The past 200 years have seen monumental changes which were largely unseen and unprecedented compared to the previous 200,000 years of humanity's existence on Earth (and the millions of years of pre-human ancestry, as you say). We moved from hunter-gathers to industrial societies. Throughout that time, we have had to contend with the "natural" aspects of who and what we are, as a species, such as our territorialism and the social hierarchies, which became more and more complex as cities became larger and nations became more populated and unified as singular political units. Underlying it all was language, both written and oral, which also became more and more complex (and diversified).
Interestingly, much of the time, human society has been an exercise in conditioning people
against being their more wild, natural, animalistic selves - and it has often been done in very cruel and vicious ways to drive the point home to the general public about what they're not supposed to be doing, natural or not. It may be natural for humans to want to kill, but if they do, they might suffer some penalty for doing so. It may be natural for humans to want to steal, but that, too, carries a penalty. Humans are also a sexual species, naturally speaking, but many societies have tried to keep that under control. Sometimes it might go a bit too far.
But the whole idea is that humans have learned to curb the baser aspects of their nature, largely out of a sense of shared survival. In the nuclear era, we've had to find ways to curb certain territorial instincts pretty quickly (although even then, we humans still can't seem to totally behave in that regard). People can learn to curb their natural instincts when they are aware and knowledgeable of that the fact that failing to do so could lead to a devastating outcome.
We have to have it both ways at the same time because it IS both ways at the same time...that's the point...we (our societies) are a product of both natural selection and learned behavior...there is no "choosing" which one to "embrace" - we have to acknowledge both.
That's what we've already been doing. We're trying to have it both ways, but there are some worrisome signs of late that it might not go on indefinitely. Even nature has certain limits. Sometimes there are natural consequences which may be unforeseen.
And moving forward, in the direction of progressive, liberal humanism, depends critically on an honest appraisal of why we are not already there yet. It is not (as Rousseau imagined a century before Darwin and Marx after him) because our egalitarian "paradise lost" was subverted by the deliberate intent of the political elite (though that might slow the process) - the reality is, we (our species) were never in that "paradise" in the first place. And unless we properly understand why not, we might never get there at all.

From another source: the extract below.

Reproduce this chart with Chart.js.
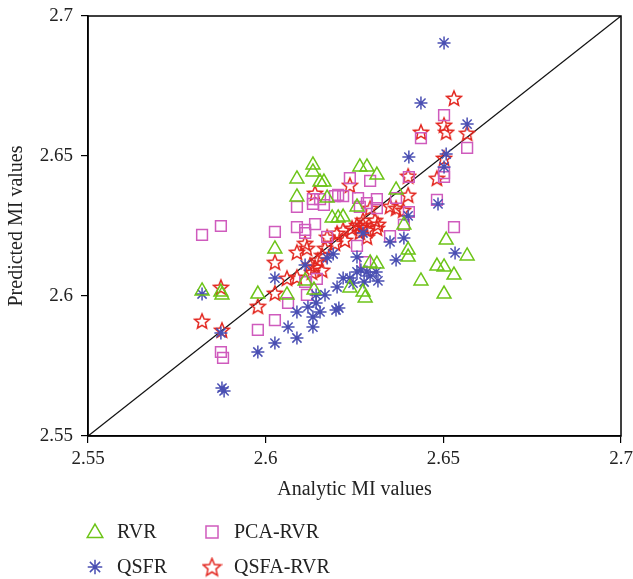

Well, we're not there yet because we're not really trying. Some might argue that many aspects of liberal humanism are impractical on a global scale. Some people worry about economics and matters of physical/material necessity. Scarcity and the fights over the world's resources are just as natural as rival animal packs fighting over food. If someone feels they're getting the short end of the stick, then it's within the same parameters of nature for them to react with anger and possibly violence. That's how wars can get started. And, in the context of this discussion, that's where the rubber meets the road.